RE: Is there a right way to romantically connect with others?
September 11, 2016 at 11:42 am
(This post was last modified: September 11, 2016 at 11:46 am by bennyboy.)
(September 11, 2016 at 5:30 am)Arkilogue Wrote:(September 11, 2016 at 5:14 am)bennyboy Wrote: I don't think polyamory is ethical, because I still believe (shoot me, I already know what you fuckers are going to say about this) that at the core, heterosexual relationships are about babies. Yeah, fuck you, I said it, don't start with me.
The ethics of sexuality are largely to do with what happens at the point of pregnancy. In a polyamorous relationship, pregnancy likely means that the woman will no longer get to be anything-androus. Since she's lacking the bonded understanding of a monogamous couple, she's going to have a hard time convincing the man that he suddenly needs to commit to helping her build a nest and raising a child.
The other issue is the reproductive life cycle. It's easy to talk a 20 year-old girl into thinking she'll never ever want a baby. But fast forward about 9 years, and there's going to be a real dissonance-- she's very likely to start wondering about reproducing, whereas for a man-- well, he's still got about 40 years to think about it.
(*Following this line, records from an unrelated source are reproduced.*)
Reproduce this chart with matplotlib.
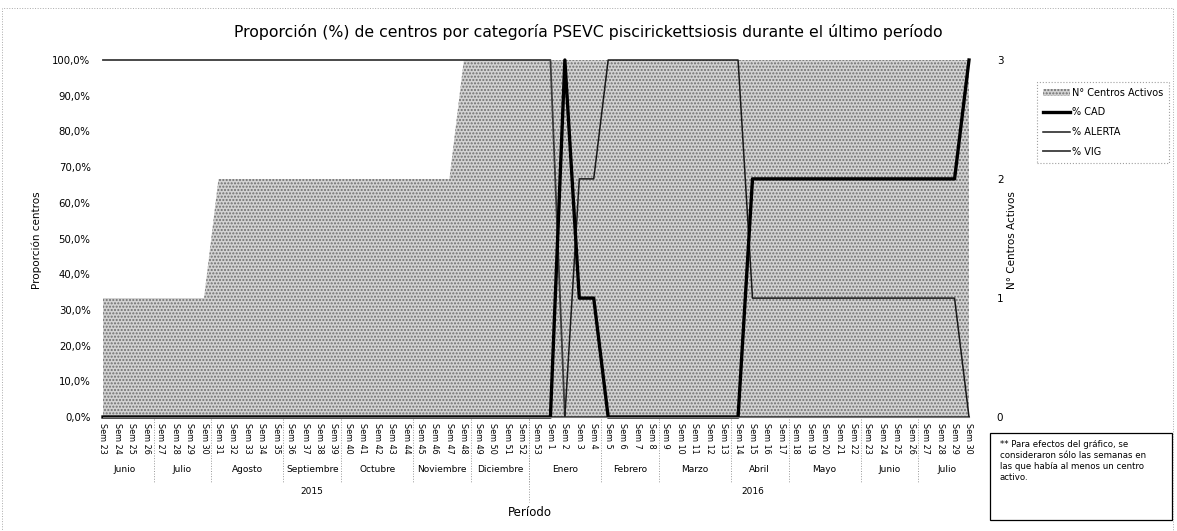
import matplotlib
matplotlib.use('Agg')
import matplotlib.pyplot as plt
import matplotlib.transforms as mtransforms
from matplotlib.patches import Patch, Rectangle
from matplotlib.lines import Line2D
from matplotlib.ticker import FuncFormatter

# semanas 23-53 de 2015 y 1-30 de 2016
semanas = [f'Sem {n}' for n in list(range(23, 54)) + list(range(1, 31))]
meses = ['Junio', 'Julio', 'Agosto', 'Septiembre', 'Octubre', 'Noviembre', 'Diciembre',
         'Enero', 'Febrero', 'Marzo', 'Abril', 'Mayo', 'Junio', 'Julio']
semanas_por_mes = [4, 4, 5, 4, 5, 4, 4, 5, 4, 5, 4, 5, 4, 4]
anios = ['2015', '2016']
semanas_por_anio = [30, 31]

centros = [1, 1, 1, 1, 1, 1, 1, 1,
           2, 2, 2, 2, 2, 2, 2, 2, 2, 2, 2, 2, 2, 2, 2, 2, 2,
           3, 3, 3, 3, 3, 3, 3, 3, 3, 3, 3, 3, 3, 3, 3, 3, 3, 3,
           3, 3, 3, 3, 3, 3, 3, 3, 3, 3, 3, 3, 3, 3, 3, 3, 3, 3]
cad = [0, 0, 0, 0, 0, 0, 0, 0, 0, 0, 0, 0, 0, 0, 0, 0,
       0, 0, 0, 0, 0, 0, 0, 0, 0, 0, 0, 0, 0, 0, 0, 0,
       1.0, 0.333, 0.333, 0, 0, 0, 0, 0, 0, 0, 0, 0, 0,
       0.667, 0.667, 0.667, 0.667, 0.667, 0.667, 0.667, 0.667,
       0.667, 0.667, 0.667, 0.667, 0.667, 0.667, 0.667, 1.0]
alerta = [0, 0, 0, 0, 0, 0, 0, 0, 0, 0, 0, 0, 0, 0, 0, 0,
          0, 0, 0, 0, 0, 0, 0, 0, 0, 0, 0, 0, 0, 0, 0, 0,
          0, 0.667, 0.667, 1.0, 1.0, 1.0, 1.0, 1.0, 1.0, 1.0, 1.0, 1.0, 1.0,
          0.333, 0.333, 0.333, 0.333, 0.333, 0.333, 0.333, 0.333,
          0.333, 0.333, 0.333, 0.333, 0.333, 0.333, 0.333, 0]
vig = [1.0, 1.0, 1.0, 1.0, 1.0, 1.0, 1.0, 1.0, 1.0, 1.0, 1.0, 1.0, 1.0, 1.0, 1.0, 1.0,
       1.0, 1.0, 1.0, 1.0, 1.0, 1.0, 1.0, 1.0, 1.0, 1.0, 1.0, 1.0, 1.0, 1.0, 1.0, 1.0,
       0, 0, 0, 0, 0, 0, 0, 0, 0, 0, 0, 0, 0,
       0, 0, 0, 0, 0, 0, 0, 0, 0, 0, 0, 0, 0, 0, 0, 0]

W, H = 1177, 531


def fx(px):
    return px / W


def fy(py):
    return 1 - py / H


fig = plt.figure(figsize=(W / 100, H / 100), dpi=100)
ax = fig.add_axes([fx(103), fy(417), (969 - 103) / W, (417 - 60) / H])
ax2 = ax.twinx()
x = list(range(len(semanas)))

area_kw = dict(facecolor='#d2d2d2', hatch='.....', edgecolor='#6e6e6e', linewidth=0)
ax2.fill_between(x, centros, **area_kw)
ax2.set_ylim(0, 3)
ax2.set_yticks([0, 1, 2, 3])
ax2.tick_params(axis='y', length=0, labelsize=7.5, pad=20)

ax.set_zorder(ax2.get_zorder() + 1)
ax.patch.set_visible(False)
ax.plot(x, vig, color='#3a3a3a', lw=1.3, clip_on=False)
ax.plot(x, alerta, color='#1a1a1a', lw=1.1, clip_on=False)
ax.plot(x, cad, color='black', lw=2.4, clip_on=False)
ax.set_xlim(0, len(semanas) - 1)
ax.set_ylim(0, 1)
ax.set_yticks([i / 10 for i in range(11)])
ax.yaxis.set_major_formatter(FuncFormatter(lambda v, _: f'{v * 100:.1f}%'.replace('.', ',')))
ax.tick_params(axis='y', length=0, labelsize=7.3, pad=9)
ax.set_xticks(x)
ax.set_xticklabels(semanas, rotation=270, fontsize=5.8)
ax.tick_params(axis='x', length=0, pad=4)

for a in (ax, ax2):
    for s in a.spines.values():
        s.set_visible(False)
ax.spines['bottom'].set_visible(True)
ax.spines['bottom'].set_color('#777777')

# etiquetas de mes y año bajo el eje
trans = mtransforms.blended_transform_factory(ax.transData, fig.transFigure)
start = 0
for mes, n in zip(meses, semanas_por_mes):
    ax.text(start + (n - 1) / 2, fy(470), mes, transform=trans, ha='center', va='center', fontsize=6.5)
    if start > 0:
        fig.add_artist(Line2D([start - 0.5, start - 0.5], [fy(419), fy(482)], transform=trans,
                              ls=':', color='#999999', lw=0.7))
    start += n
start = 0
for anio, n in zip(anios, semanas_por_anio):
    ax.text(start + (n - 1) / 2, fy(491), anio, transform=trans, ha='center', va='center', fontsize=6.5)
    if start > 0:
        fig.add_artist(Line2D([start - 0.5, start - 0.5], [fy(419), fy(502)], transform=trans,
                              ls=':', color='#999999', lw=0.7))
    start += n

fig.text(fx(588), fy(32), 'Proporción (%) de centros por categoría PSEVC piscirickettsiosis durante el último período',
         ha='center', va='center', fontsize=11.3)
fig.text(fx(37), fy(240), 'Proporción centros', rotation=90, ha='center', va='center', fontsize=7.5)
fig.text(fx(1012), fy(240), 'N° Centros Activos', rotation=90, ha='center', va='center', fontsize=7.5)
fig.text(fx(530), fy(512), 'Período', ha='center', va='center', fontsize=8.5)

handles = [Patch(**area_kw),
           Line2D([], [], color='black', lw=2.4),
           Line2D([], [], color='#1a1a1a', lw=1.1),
           Line2D([], [], color='#3a3a3a', lw=1.3)]
labels = ['N° Centros Activos', '% CAD', '% ALERTA', '% VIG']
leg = fig.legend(handles, labels, loc='upper left', bbox_to_anchor=(fx(1032), fy(77)), fontsize=7,
                 fancybox=False, handlelength=2.8, labelspacing=1.0, borderpad=0.6, handletextpad=0.2)
leg.get_frame().set_edgecolor('#888888')
leg.get_frame().set_linestyle(':')
leg.get_frame().set_linewidth(0.8)

# nota
fig.add_artist(Rectangle((fx(990), fy(520)), 182 / W, 87 / H, transform=fig.transFigure,
                         fill=False, ec='black', lw=0.9))
nota = ('** Para efectos del gráfico, se\nconsideraron sólo las semanas en\n'
        'las que había al menos un centro\nactivo.')
fig.text(fx(1000), fy(440), nota, ha='left', va='top', fontsize=6.2, linespacing=1.3)

# marco exterior punteado
fig.add_artist(Rectangle((0.002, 0.0), 0.995, fy(8), transform=fig.transFigure,
                         fill=False, ec='#aaaaaa', lw=0.7, ls=':'))

fig.savefig('out.png', dpi=100)
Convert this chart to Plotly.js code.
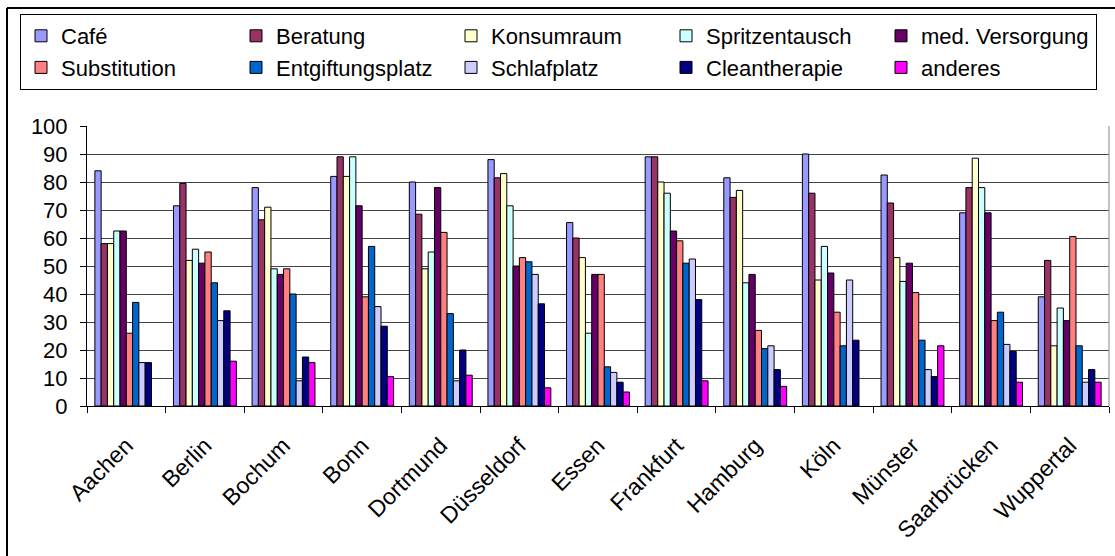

So the Bonobo's are doing it wrong?
http://www.cnn.com/2016/05/07/opinions/m...os-safina/
https://www.psychologytoday.com/blog/sex...ve-and-sex
Ethics implies the capacity to hold a world view and act in accordance with it. So yes, from the human perspective, bonobos are doing it wrong.
Humans have to balance components of a world view against each other: the seeking of pleasure is an important value; so is equality among the genders; so is the sense of responsibility for the social and material well-being of children.
In my opinion any man trying to talk a woman into a polyamorous relationship is doing so selfishly-- he wants sex, but none of the relationship work that comes with a real romantic relationship. He also, unless he's completely retarded, knows that as women mature their desire to reproduce often intensifies; he should be able to infer, then, that a long-term polyamorous arrangement is likely to lead to conflict or suffering.
Making choices which one knows are likely to lead to conflict or suffering of others is unethical. Convincing yourself that you've got the consent of some young lady might make you feel better about living the way you want, but in the end, it will likely go badly, and a decent man will see this likely outcome and take reasonable measures to avoid it. He will do this by accepting some limitations to his own pursuit of pleasure in favor of maintaining a healthy romantic relationship.